OBJECTIVE>
Only the lines from the one containing "Give me the Plotly source for this chart." through the one containing "import plotly.graph_objects as go" are wanted. Give them again exactly, both ends included.

GIVEN RECORDS>

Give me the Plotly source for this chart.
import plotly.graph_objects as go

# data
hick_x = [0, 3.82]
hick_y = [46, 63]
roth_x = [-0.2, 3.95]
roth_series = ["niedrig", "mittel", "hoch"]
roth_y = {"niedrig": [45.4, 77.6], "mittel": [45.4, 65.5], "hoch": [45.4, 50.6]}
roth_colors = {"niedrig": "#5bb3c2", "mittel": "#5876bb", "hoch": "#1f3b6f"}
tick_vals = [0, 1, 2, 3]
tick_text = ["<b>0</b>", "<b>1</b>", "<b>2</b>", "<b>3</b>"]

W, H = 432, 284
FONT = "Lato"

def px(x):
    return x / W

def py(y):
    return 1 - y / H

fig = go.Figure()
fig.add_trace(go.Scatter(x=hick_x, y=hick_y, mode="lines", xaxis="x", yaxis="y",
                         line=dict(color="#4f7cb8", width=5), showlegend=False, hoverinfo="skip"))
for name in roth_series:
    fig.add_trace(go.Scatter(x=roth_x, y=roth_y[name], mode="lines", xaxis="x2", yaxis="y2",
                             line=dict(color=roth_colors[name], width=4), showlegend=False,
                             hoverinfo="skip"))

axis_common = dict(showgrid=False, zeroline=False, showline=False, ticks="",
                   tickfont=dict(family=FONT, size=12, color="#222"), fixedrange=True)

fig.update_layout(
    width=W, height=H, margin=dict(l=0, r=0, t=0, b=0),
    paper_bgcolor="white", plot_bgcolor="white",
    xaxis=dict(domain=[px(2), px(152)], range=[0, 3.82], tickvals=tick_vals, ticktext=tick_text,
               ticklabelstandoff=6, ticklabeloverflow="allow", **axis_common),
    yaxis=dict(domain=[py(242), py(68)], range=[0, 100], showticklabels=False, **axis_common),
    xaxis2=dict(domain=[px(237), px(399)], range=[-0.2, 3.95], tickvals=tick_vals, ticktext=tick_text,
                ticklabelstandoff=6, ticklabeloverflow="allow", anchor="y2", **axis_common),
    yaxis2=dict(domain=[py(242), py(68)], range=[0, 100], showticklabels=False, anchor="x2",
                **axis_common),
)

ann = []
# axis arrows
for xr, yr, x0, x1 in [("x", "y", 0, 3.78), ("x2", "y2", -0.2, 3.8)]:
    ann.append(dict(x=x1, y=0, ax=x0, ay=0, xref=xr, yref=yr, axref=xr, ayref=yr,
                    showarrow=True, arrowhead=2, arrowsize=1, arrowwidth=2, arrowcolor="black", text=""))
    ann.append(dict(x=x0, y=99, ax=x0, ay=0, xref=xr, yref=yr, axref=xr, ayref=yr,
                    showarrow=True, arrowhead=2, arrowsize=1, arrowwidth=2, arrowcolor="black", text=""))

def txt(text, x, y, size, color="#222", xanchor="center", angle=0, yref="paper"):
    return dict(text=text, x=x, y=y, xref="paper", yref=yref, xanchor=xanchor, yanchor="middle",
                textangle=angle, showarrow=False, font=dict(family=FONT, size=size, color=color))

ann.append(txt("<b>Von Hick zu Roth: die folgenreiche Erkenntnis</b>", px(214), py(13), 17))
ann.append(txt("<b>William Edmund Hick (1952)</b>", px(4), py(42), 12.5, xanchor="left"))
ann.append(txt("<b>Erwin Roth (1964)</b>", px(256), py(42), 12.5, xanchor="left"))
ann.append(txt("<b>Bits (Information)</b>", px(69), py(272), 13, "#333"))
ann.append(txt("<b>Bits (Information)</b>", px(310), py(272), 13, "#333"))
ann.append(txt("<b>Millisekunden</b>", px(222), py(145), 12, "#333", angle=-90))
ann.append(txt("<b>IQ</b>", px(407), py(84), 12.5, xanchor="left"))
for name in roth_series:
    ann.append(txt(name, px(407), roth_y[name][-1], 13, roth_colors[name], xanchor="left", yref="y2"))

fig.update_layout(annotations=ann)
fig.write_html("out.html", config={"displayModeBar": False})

* * *

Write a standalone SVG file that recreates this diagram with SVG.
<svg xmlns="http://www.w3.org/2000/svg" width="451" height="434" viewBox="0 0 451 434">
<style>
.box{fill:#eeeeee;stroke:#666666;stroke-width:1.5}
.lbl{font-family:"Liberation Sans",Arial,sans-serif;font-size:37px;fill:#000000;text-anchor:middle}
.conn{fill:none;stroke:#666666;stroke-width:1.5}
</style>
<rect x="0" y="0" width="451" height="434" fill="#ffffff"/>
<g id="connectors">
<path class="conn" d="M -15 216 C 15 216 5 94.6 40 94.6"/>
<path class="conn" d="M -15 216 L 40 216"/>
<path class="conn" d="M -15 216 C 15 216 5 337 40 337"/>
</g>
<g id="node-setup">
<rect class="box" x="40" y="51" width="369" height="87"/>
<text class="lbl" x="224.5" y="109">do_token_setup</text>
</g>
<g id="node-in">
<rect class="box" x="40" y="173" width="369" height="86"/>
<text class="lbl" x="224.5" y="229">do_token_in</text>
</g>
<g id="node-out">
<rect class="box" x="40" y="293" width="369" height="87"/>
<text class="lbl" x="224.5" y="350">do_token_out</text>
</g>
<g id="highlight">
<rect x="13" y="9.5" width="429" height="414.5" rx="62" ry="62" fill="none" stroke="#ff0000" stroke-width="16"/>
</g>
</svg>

FINAL ANSWER>
Give me the Plotly source for this chart.
import plotly.graph_objects as go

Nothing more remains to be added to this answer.